It's amazing what a difference a crop can make. Yes, the BEFORE image needed more work than just a crop, but cropping was a critical step in transforming it from something with potential into a photograph worth looking at.
Fall colors come early in Canada's far north. This photo was shot in late August near Fort McPherson, Northwest Territories, about 100 km south of the Arctic Circle and also just south of the "tree-line" - the point beyond which trees do not grow.

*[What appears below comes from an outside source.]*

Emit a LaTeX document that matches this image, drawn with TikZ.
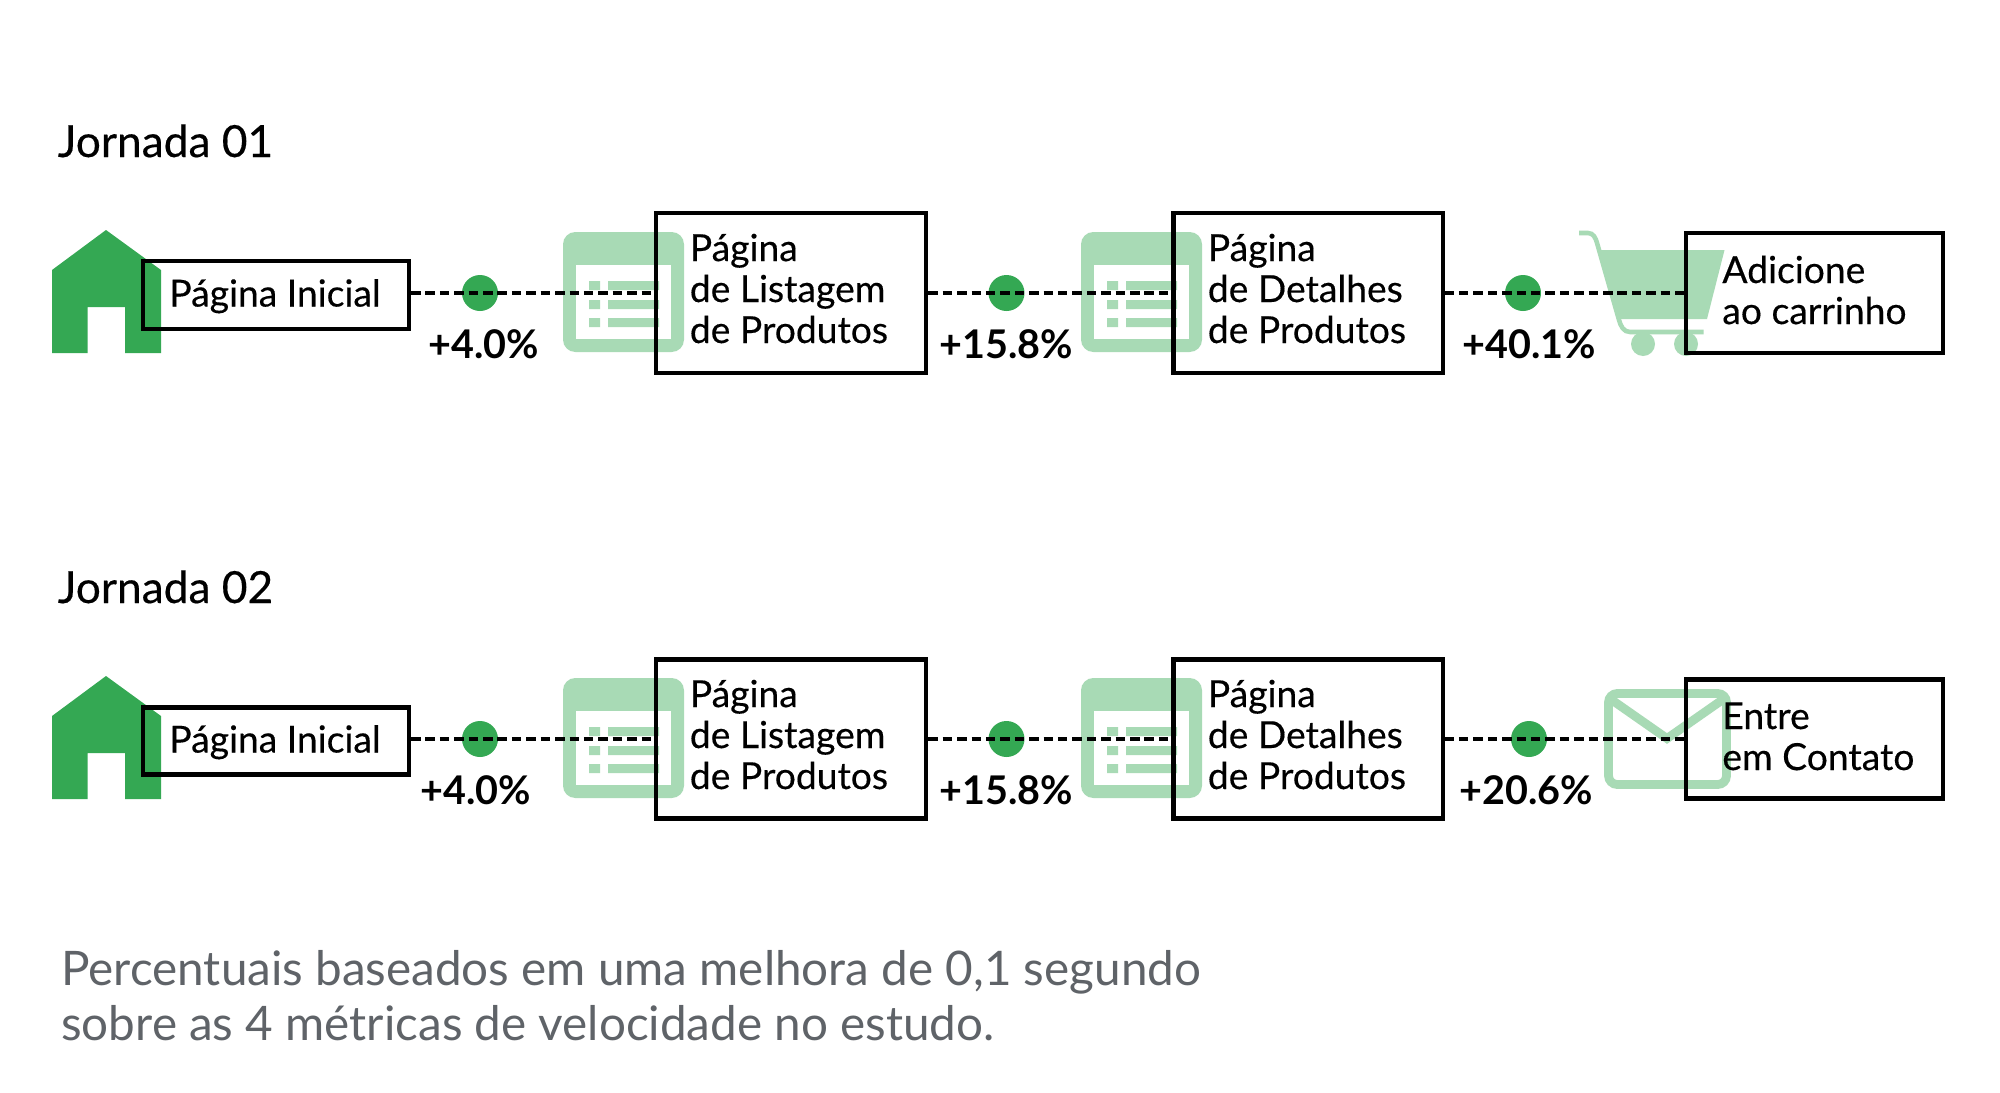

The striking thing about the nearly treeless landscape is the sense of space, which is precisely what I was trying to convey by radically cropping the BEFORE image and changing the aspect ratio to 2:1 from 3:2. You'll notice that I cropped almost entirely from the top, leaving the horizontal content of the frame virtually unchanged in the AFTER image. In other words, what's visible between the right and left sides of the frame is nearly identical in the BEFORE and AFTER images, but the longer, narrower aspect ratio in the AFTER image exaggerates the horizontal space.
The BEFORE image was underexposed, which I addressed with an exposure adjustment of the RAW file.
I used tone curve and fine-contrast adjustments to draw out detail in the beautifully colored ground cover. And I used color temperature and hue/saturation adjustments to compensate for a bluish color cast in the BEFORE image.